January 10, 2017 12:35 AM NPT
Lokman Singh Karki
Perhaps no other public office-holder in Nepal has been as controversial as former CIAA Chief Lokman Singh Karki. A man accused of corruption, gold smuggling, and involvement in the suppression of popular protests in 2006 was clearly unfit to lead the powerful anti-corruption watchdog. He neither had the required experience, nor the moral standing for the job, as the Supreme Court ruled on Sunday. So how did such an incompetent and corrupt figure become CIAA chief? Karki was appointed in 2013 through an executive fiat, as there was at the time no parliament to endorse his name. The major political parties had proposed his appointment, as they were reportedly under tremendous pressure from India, which, apparently, wanted some kind of ‘structural guarantee’ in Nepal to keep our politicians on a tight leash. In return, Karki selectively framed, on trumped up corruption charges, those who had publicly opposed the Indian blockade in 2015. In fact, during his three and a half years as CIAA chief, instead of going after corrupt government officials, as was his brief, he selectively targeted his critics. He also spread a reign of terror among high-ranking bureaucrats and government officials, who started delaying important decisions lest they be hounded by CIAA.
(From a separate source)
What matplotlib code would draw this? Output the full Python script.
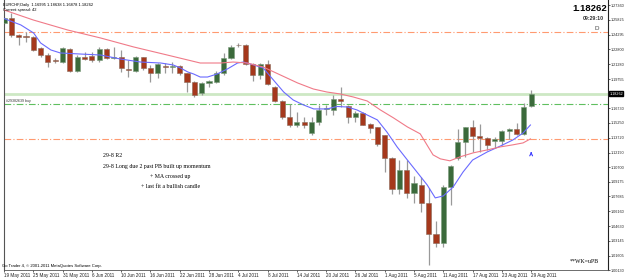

He routinely overstepped his jurisdiction as he started to openly meddle in I/NGOs. He also became involved in fixing the number of MBBS seats at Kathmandu University, again by overstepping his constitutional limits. He had become so powerful that some people had started questioning whether the country was run by the Tangal Durbar (the CIAA headquarters) rather by the Singha Durbar (the seat of Nepali government). His reign of terror is now over but we are afraid he will leave behind a poisonous legacy. The CIAA under him has gained such notoriety that it will be a long time before people will start trusting its future commissioners. But CIAA is a vital institution, which, if it is to function as intended, could make a big dent on Nepal’s image as one of the most corrupt countries in the world. Hence, as the apex court has instructed, there must in the future be rigorous scrutiny of any nominees for CIAA commissioners, especially its chief
commissioner. Only a person with impeccable public service record should get what is among the most important public posts in the country.
What we fear is that the major political parties will use the specter of Karki, long after he is gone, to keep CIAA without its vital office-bearers, as a strong CIAA could expose their shady dealings. This was the reason that before Karki’s appointment, the major parties had colluded to hamstring the commission by deliberately keeping it without its office-bearers. This was unbecoming of our parties. If the supposed torchbearers of
democracy continue to undermine the rule of law like this, it’s only a matter of time before another power-hungry strongman like Karki rises. Only the right degree of check and balance between the three organs of the state will ensure continued health of Nepali democracy. We hope that our politicians have learned their lesson and will in the future desist from such unwarranted machinations and experiments.